• Given task: Skip every picture and transcribe the remaining material exactly.

• Data provided:

---*---

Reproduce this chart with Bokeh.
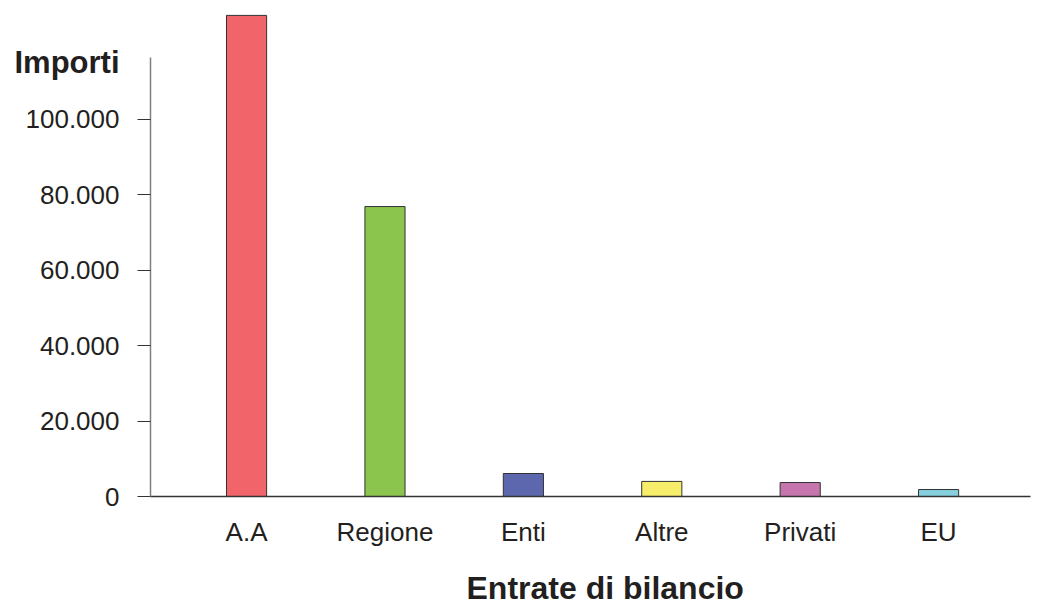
from bokeh.plotting import figure
from bokeh.models import Range1d, FixedTicker, ColumnDataSource, LinearAxis
from bokeh.embed import file_html
from bokeh.resources import INLINE

categories = ["A.A", "Regione", "Enti", "Altre", "Privati", "EU"]
values = [127600, 76900, 6100, 4000, 3700, 1850]
colors = ["#F0646A", "#8BC54E", "#5C67AD", "#F6EE6A", "#C675AD", "#86D0DE"]
y_ticks = [0, 20000, 40000, 60000, 80000, 100000]
y_tick_labels = ["0", "20.000", "40.000", "60.000", "80.000", "100.000"]
y_title = "Importi"
x_title = "Entrate di bilancio"

FONT = "Liberation Sans"
TXT = "#231F20"

xs = list(range(len(categories)))
src = ColumnDataSource(dict(x=xs, top=values, color=colors))

p = figure(width=1044, height=606, output_backend="svg", toolbar_location=None,
           x_range=Range1d(-0.694, 5.664), y_range=Range1d(0, 128900),
           min_border_left=150, min_border_right=14, min_border_top=10, min_border_bottom=110)
p.outline_line_color = None
p.grid.visible = False
p.background_fill_color = "white"
p.border_fill_color = "white"

p.vbar(x="x", top="top", bottom=0, width=0.29, fill_color="color",
       line_color="#333333", line_width=1, source=src)

# y axis
ya = p.yaxis[0]
ya.ticker = FixedTicker(ticks=y_ticks)
ya.major_label_overrides = {t: l for t, l in zip(y_ticks, y_tick_labels)}
ya.bounds = (0, 116400)
ya.axis_line_color = "#808080"
ya.axis_line_width = 1.5
ya.major_tick_line_color = "#333333"
ya.major_tick_out = 13
ya.major_tick_in = 0
ya.minor_tick_out = 0
ya.minor_tick_in = 0
ya.major_label_standoff = 18
ya.major_label_text_font = FONT
ya.major_label_text_font_size = "26px"
ya.major_label_text_color = TXT
# title of the value axis, placed at the top-left like the reference
ya.axis_label = y_title + "\n" * 10
ya.axis_label_orientation = "horizontal"
ya.axis_label_standoff = -97
ya.axis_label_text_font = FONT
ya.axis_label_text_font_size = "31px"
ya.axis_label_text_font_style = "bold"
ya.axis_label_text_color = TXT
ya.axis_label_text_line_height = 1.09

# x axis
xa = p.xaxis[0]
xa.ticker = FixedTicker(ticks=xs)
xa.major_label_overrides = {i: c for i, c in enumerate(categories)}
xa.axis_line_color = "#333333"
xa.axis_line_width = 1.5
xa.major_tick_out = 0
xa.major_tick_in = 0
xa.minor_tick_out = 0
xa.minor_tick_in = 0
xa.major_label_standoff = 20
xa.major_label_text_font = FONT
xa.major_label_text_font_size = "26px"
xa.major_label_text_color = TXT

# title of the category axis, carried by an invisible helper axis
ta = LinearAxis(ticker=FixedTicker(ticks=[]), axis_line_color=None,
                major_tick_out=0, major_tick_in=0, minor_tick_out=0, minor_tick_in=0,
                major_label_standoff=0)
ta.axis_label = "\n" * 18 + x_title
ta.axis_label_orientation = "horizontal"
ta.axis_label_standoff = -564
ta.axis_label_text_font = FONT
ta.axis_label_text_font_size = "32px"
ta.axis_label_text_font_style = "bold"
ta.axis_label_text_color = TXT
ta.axis_label_text_line_height = 1.033
p.add_layout(ta, "right")

open("out.html", "w").write(file_html(p, INLINE))
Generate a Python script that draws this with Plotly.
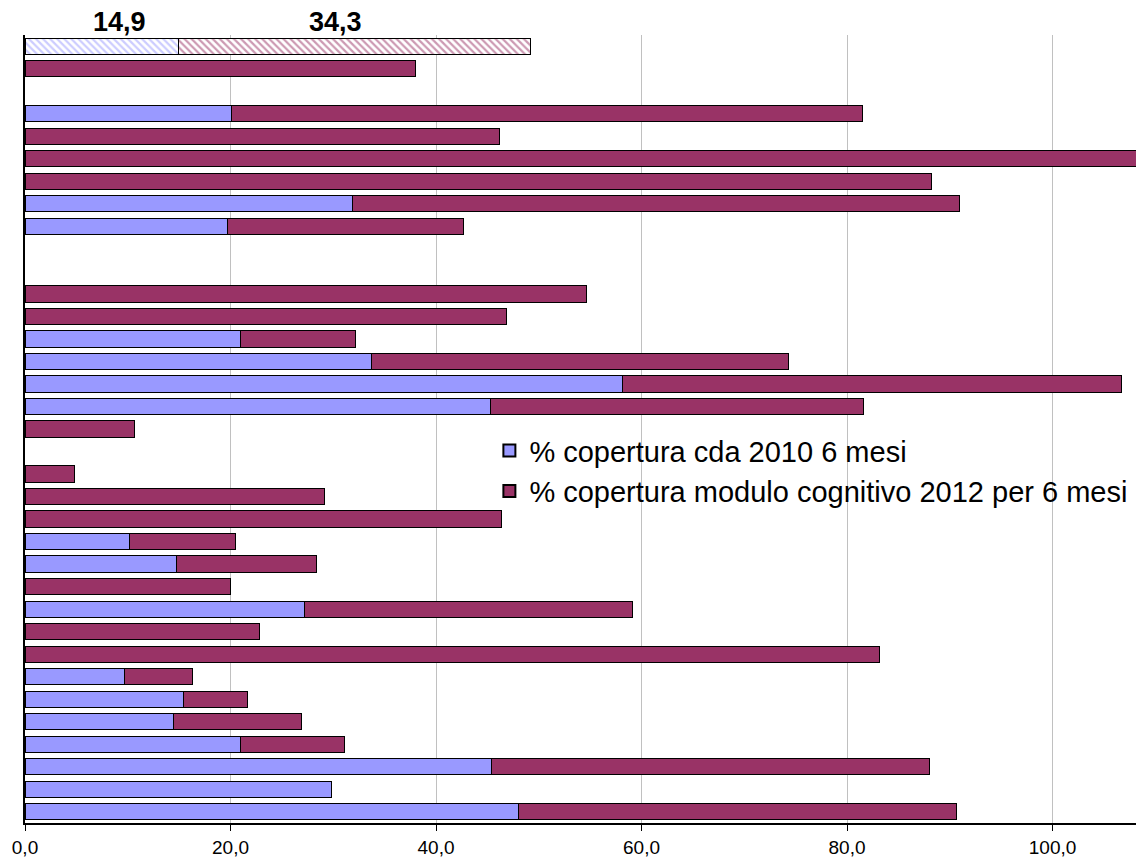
import plotly.graph_objects as go

rows = [f"r{i}" for i in range(1, 36)]

cda_2010 = [None, None, None, 20.1, None, None, None, 31.9, 19.7, None,
            None, None, None, 21.0, 33.7, 58.1, 45.3, None, None, None,
            None, None, 10.2, 14.7, None, 27.2, None, None, 9.7, 15.4,
            14.5, 21.0, 45.4, 29.8, 48.0]

modulo_2012 = [None, 38.0, None, 61.4, 46.2, 112.0, 88.2, 59.0, 23.0, None,
               None, 54.6, 46.9, 11.2, 40.6, 48.6, 36.3, 10.7, None, 4.8,
               29.1, 46.4, 10.3, 13.7, 20.0, 31.9, 22.8, 83.2, 6.6, 6.3,
               12.4, 10.1, 42.6, None, 42.7]

# hatched summary row (first row)
summary_row = ["r1"]
summary_cda = [14.9]
summary_mod = [34.3]
summary_labels = ["14,9", "34,3"]
summary_label_x = [9.2, 30.2]

tick_vals = [0, 20, 40, 60, 80, 100]
tick_text = ["0,0", "20,0", "40,0", "60,0", "80,0", "100,0"]

names = ["% copertura cda 2010 6 mesi",
         "% copertura modulo cognitivo 2012 per 6 mesi"]

BLUE = "#9999FF"
MAROON = "#993366"

fig = go.Figure()

fig.add_trace(go.Bar(
    y=summary_row, x=summary_cda, orientation="h", showlegend=False,
    marker=dict(color="white", line=dict(color="#000000", width=1),
                pattern=dict(shape="\\", fgcolor=BLUE, bgcolor="white",
                             size=5, solidity=0.45)),
    width=0.72, hoverinfo="skip"))
fig.add_trace(go.Bar(
    y=summary_row, x=summary_mod, orientation="h", showlegend=False,
    marker=dict(color="white", line=dict(color="#000000", width=1),
                pattern=dict(shape="\\", fgcolor=MAROON, bgcolor="white",
                             size=5, solidity=0.45)),
    width=0.72, hoverinfo="skip"))

fig.add_trace(go.Bar(
    y=rows, x=cda_2010, orientation="h", name=names[0],
    marker=dict(color=BLUE, line=dict(color="#000000", width=1)),
    width=0.72))
fig.add_trace(go.Bar(
    y=rows, x=modulo_2012, orientation="h", name=names[1],
    marker=dict(color=MAROON, line=dict(color="#000000", width=1)),
    width=0.72))

for txt, xv in zip(summary_labels, summary_label_x):
    fig.add_annotation(x=xv, y=1.0165, xref="x", yref="paper",
                       text=f"<b>{txt}</b>", showarrow=False,
                       xanchor="center", yanchor="middle",
                       font=dict(family="Liberation Sans, Arial", size=27,
                                 color="#000000"))

fig.update_layout(
    width=1136, height=852,
    barmode="stack",
    separators=",.",
    paper_bgcolor="white", plot_bgcolor="white",
    margin=dict(l=17, r=0, t=27, b=37, autoexpand=False),
    font=dict(family="Liberation Sans, Arial", color="#000000"),
    legend=dict(x=0.415, y=0.505, xanchor="left", yanchor="top",
                bgcolor="rgba(0,0,0,0)", traceorder="normal",
                font=dict(size=29, family="Liberation Sans, Arial"),
                itemsizing="constant"),
    bargap=0.28,
)

fig.update_xaxes(
    range=[0, 108.9], tickvals=tick_vals, ticktext=tick_text,
    showgrid=True, gridcolor="#c0c0c0", gridwidth=1,
    showline=True, linecolor="#000000", linewidth=2,
    ticks="outside", ticklen=6, tickcolor="#000000",
    tickfont=dict(size=19, family="Liberation Sans Narrow, Liberation Sans, Arial"),
    zeroline=False, automargin=False,
)
fig.update_yaxes(
    categoryorder="array", categoryarray=rows, autorange="reversed",
    showticklabels=False, showgrid=False, ticks="",
    showline=True, linecolor="#000000", linewidth=2, automargin=False,
)

fig.write_html("out.html")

---*---

• Solution to the exercise:
Reproduce this chart with Bokeh.
from bokeh.plotting import figure
from bokeh.models import Range1d, FixedTicker, ColumnDataSource, LinearAxis
from bokeh.embed import file_html
from bokeh.resources import INLINE

categories = ["A.A", "Regione", "Enti", "Altre", "Privati", "EU"]
values = [127600, 76900, 6100, 4000, 3700, 1850]
colors = ["#F0646A", "#8BC54E", "#5C67AD", "#F6EE6A", "#C675AD", "#86D0DE"]
y_ticks = [0, 20000, 40000, 60000, 80000, 100000]
y_tick_labels = ["0", "20.000", "40.000", "60.000", "80.000", "100.000"]
y_title = "Importi"
x_title = "Entrate di bilancio"

FONT = "Liberation Sans"
TXT = "#231F20"

xs = list(range(len(categories)))
src = ColumnDataSource(dict(x=xs, top=values, color=colors))

p = figure(width=1044, height=606, output_backend="svg", toolbar_location=None,
           x_range=Range1d(-0.694, 5.664), y_range=Range1d(0, 128900),
           min_border_left=150, min_border_right=14, min_border_top=10, min_border_bottom=110)
p.outline_line_color = None
p.grid.visible = False
p.background_fill_color = "white"
p.border_fill_color = "white"

p.vbar(x="x", top="top", bottom=0, width=0.29, fill_color="color",
       line_color="#333333", line_width=1, source=src)

# y axis
ya = p.yaxis[0]
ya.ticker = FixedTicker(ticks=y_ticks)
ya.major_label_overrides = {t: l for t, l in zip(y_ticks, y_tick_labels)}
ya.bounds = (0, 116400)
ya.axis_line_color = "#808080"
ya.axis_line_width = 1.5
ya.major_tick_line_color = "#333333"
ya.major_tick_out = 13
ya.major_tick_in = 0
ya.minor_tick_out = 0
ya.minor_tick_in = 0
ya.major_label_standoff = 18
ya.major_label_text_font = FONT
ya.major_label_text_font_size = "26px"
ya.major_label_text_color = TXT
# title of the value axis, placed at the top-left like the reference
ya.axis_label = y_title + "\n" * 10
ya.axis_label_orientation = "horizontal"
ya.axis_label_standoff = -97
ya.axis_label_text_font = FONT
ya.axis_label_text_font_size = "31px"
ya.axis_label_text_font_style = "bold"
ya.axis_label_text_color = TXT
ya.axis_label_text_line_height = 1.09

# x axis
xa = p.xaxis[0]
xa.ticker = FixedTicker(ticks=xs)
xa.major_label_overrides = {i: c for i, c in enumerate(categories)}
xa.axis_line_color = "#333333"
xa.axis_line_width = 1.5
xa.major_tick_out = 0
xa.major_tick_in = 0
xa.minor_tick_out = 0
xa.minor_tick_in = 0
xa.major_label_standoff = 20
xa.major_label_text_font = FONT
xa.major_label_text_font_size = "26px"
xa.major_label_text_color = TXT

# title of the category axis, carried by an invisible helper axis
ta = LinearAxis(ticker=FixedTicker(ticks=[]), axis_line_color=None,
                major_tick_out=0, major_tick_in=0, minor_tick_out=0, minor_tick_in=0,
                major_label_standoff=0)
ta.axis_label = "\n" * 18 + x_title
ta.axis_label_orientation = "horizontal"
ta.axis_label_standoff = -564
ta.axis_label_text_font = FONT
ta.axis_label_text_font_size = "32px"
ta.axis_label_text_font_style = "bold"
ta.axis_label_text_color = TXT
ta.axis_label_text_line_height = 1.033
p.add_layout(ta, "right")

open("out.html", "w").write(file_html(p, INLINE))
Generate a Python script that draws this with Plotly.
import plotly.graph_objects as go

rows = [f"r{i}" for i in range(1, 36)]

cda_2010 = [None, None, None, 20.1, None, None, None, 31.9, 19.7, None,
            None, None, None, 21.0, 33.7, 58.1, 45.3, None, None, None,
            None, None, 10.2, 14.7, None, 27.2, None, None, 9.7, 15.4,
            14.5, 21.0, 45.4, 29.8, 48.0]

modulo_2012 = [None, 38.0, None, 61.4, 46.2, 112.0, 88.2, 59.0, 23.0, None,
               None, 54.6, 46.9, 11.2, 40.6, 48.6, 36.3, 10.7, None, 4.8,
               29.1, 46.4, 10.3, 13.7, 20.0, 31.9, 22.8, 83.2, 6.6, 6.3,
               12.4, 10.1, 42.6, None, 42.7]

# hatched summary row (first row)
summary_row = ["r1"]
summary_cda = [14.9]
summary_mod = [34.3]
summary_labels = ["14,9", "34,3"]
summary_label_x = [9.2, 30.2]

tick_vals = [0, 20, 40, 60, 80, 100]
tick_text = ["0,0", "20,0", "40,0", "60,0", "80,0", "100,0"]

names = ["% copertura cda 2010 6 mesi",
         "% copertura modulo cognitivo 2012 per 6 mesi"]

BLUE = "#9999FF"
MAROON = "#993366"

fig = go.Figure()

fig.add_trace(go.Bar(
    y=summary_row, x=summary_cda, orientation="h", showlegend=False,
    marker=dict(color="white", line=dict(color="#000000", width=1),
                pattern=dict(shape="\\", fgcolor=BLUE, bgcolor="white",
                             size=5, solidity=0.45)),
    width=0.72, hoverinfo="skip"))
fig.add_trace(go.Bar(
    y=summary_row, x=summary_mod, orientation="h", showlegend=False,
    marker=dict(color="white", line=dict(color="#000000", width=1),
                pattern=dict(shape="\\", fgcolor=MAROON, bgcolor="white",
                             size=5, solidity=0.45)),
    width=0.72, hoverinfo="skip"))

fig.add_trace(go.Bar(
    y=rows, x=cda_2010, orientation="h", name=names[0],
    marker=dict(color=BLUE, line=dict(color="#000000", width=1)),
    width=0.72))
fig.add_trace(go.Bar(
    y=rows, x=modulo_2012, orientation="h", name=names[1],
    marker=dict(color=MAROON, line=dict(color="#000000", width=1)),
    width=0.72))

for txt, xv in zip(summary_labels, summary_label_x):
    fig.add_annotation(x=xv, y=1.0165, xref="x", yref="paper",
                       text=f"<b>{txt}</b>", showarrow=False,
                       xanchor="center", yanchor="middle",
                       font=dict(family="Liberation Sans, Arial", size=27,
                                 color="#000000"))

fig.update_layout(
    width=1136, height=852,
    barmode="stack",
    separators=",.",
    paper_bgcolor="white", plot_bgcolor="white",
    margin=dict(l=17, r=0, t=27, b=37, autoexpand=False),
    font=dict(family="Liberation Sans, Arial", color="#000000"),
    legend=dict(x=0.415, y=0.505, xanchor="left", yanchor="top",
                bgcolor="rgba(0,0,0,0)", traceorder="normal",
                font=dict(size=29, family="Liberation Sans, Arial"),
                itemsizing="constant"),
    bargap=0.28,
)

fig.update_xaxes(
    range=[0, 108.9], tickvals=tick_vals, ticktext=tick_text,
    showgrid=True, gridcolor="#c0c0c0", gridwidth=1,
    showline=True, linecolor="#000000", linewidth=2,
    ticks="outside", ticklen=6, tickcolor="#000000",
    tickfont=dict(size=19, family="Liberation Sans Narrow, Liberation Sans, Arial"),
    zeroline=False, automargin=False,
)
fig.update_yaxes(
    categoryorder="array", categoryarray=rows, autorange="reversed",
    showticklabels=False, showgrid=False, ticks="",
    showline=True, linecolor="#000000", linewidth=2, automargin=False,
)

fig.write_html("out.html")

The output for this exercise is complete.